Saturday, 17 October 2009
Andy & Kate’s Grecian Odyssey – Meteora Shower!
If you’ve ever watched The Shining, you’ll have some idea of what our hotel in Meteora was like. It was a giant, five-star place perched on a hill at the end of a dirt track that was crewed entirely by an Eastern European couple with their obsessive compulsive kid, who had his toys lined up in regimented rows in the enormous, vaulted central hall.
“What time do you serve dinner?” we asked, naively.
“We don’t do food.”
“You don’t do *what*?”
Turns out, after a bit of to-ing and fro-ing, that they did do food, but only when tour groups were staying and, as the one that was there that night were all going out to eat, it was a big of crisps or a drive to the nearest village. Hmmmm. We wondered around the place, it’s huge marble staircases, and echoing lonely corridors and wondered exactly how much money was being laundered through the place by Russian drug czars. Maybe there’s an exchange scheme going on, and somewhere on a Russian steppe Greek hoteliers are selling weed to bemused cossacks.
The view was good though. Once upon a time, around the 11th century, a monk went up a rock and became a hermit. Then some others went to join him, which kind of blew his hermit status, but did give them the werewithal to start building a small monastery. Some other wandering hermits in search of a nice, high place to perch saw this, and climbed up a nearby rock and repeated the process (which became rather a matter of survival when the Turks invaded). Do that a few more times and you have Meteora, a landscape of smooth sided rocky pillars with (nowadays) six active monasteries perched precariously on their precipices and undoubtedly one of the most stunning landscapes on Earth.
Once reached only by rope ladder and windlass, steps were finally built up to them in the early 20th century and the monks, knowing a good thing when they saw it, started opening their monasteries to the tourist trade. These places are fascinating, the biggest – Moni Megalou – in particular being a repository of some of the best religious art it’s ever been my pleasure to clap eyes on (as well as some entertainingly feisty stuff painted around the time of the German occupation [1]. Dodging the inevitable puffing and panting tour groups and spending some time in the incredibly ornate churches on our own was an amazing experience, especially as the Orthodox frescoes are not exactly restrained when it comes to depicting the travails of the martyrs.
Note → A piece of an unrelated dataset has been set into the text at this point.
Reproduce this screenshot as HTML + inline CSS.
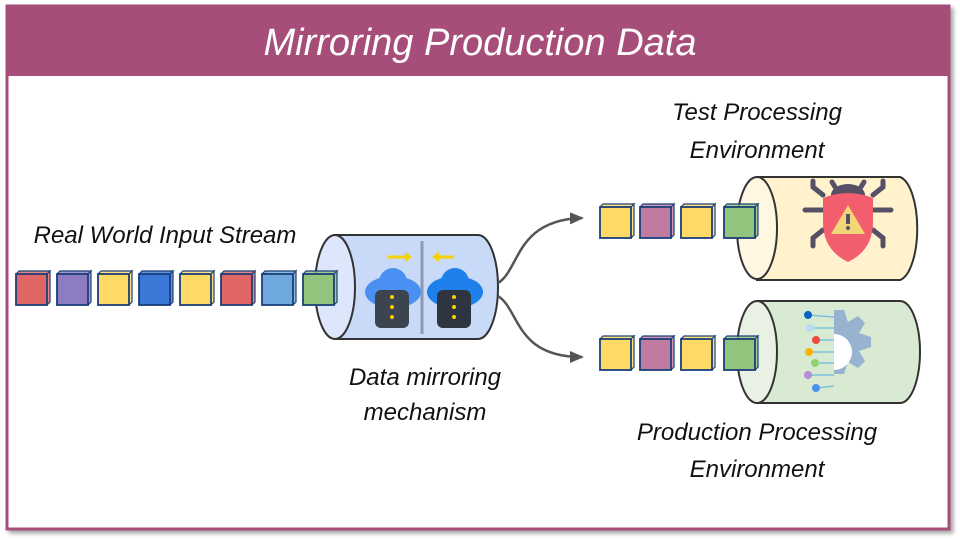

The pictures (and there are plenty more of them here) really don’t do it justice, so we suggest you grab any opportunity to head up there yourselves at some point and yank firmly with both hands. Just watch out for the Hotel Meteora and the bloke at the reception desk typing ‘All work and no play makes Vlad a dull boy’ time and time again...
[1] Greece has, at one time or another, been occupied by pretty much every invading force in history, with the result that you can point to pretty much any part of the Greek landscape and the history books will tell you that x number of people got massacred there a few centuries back. The value of x is often distressingly high.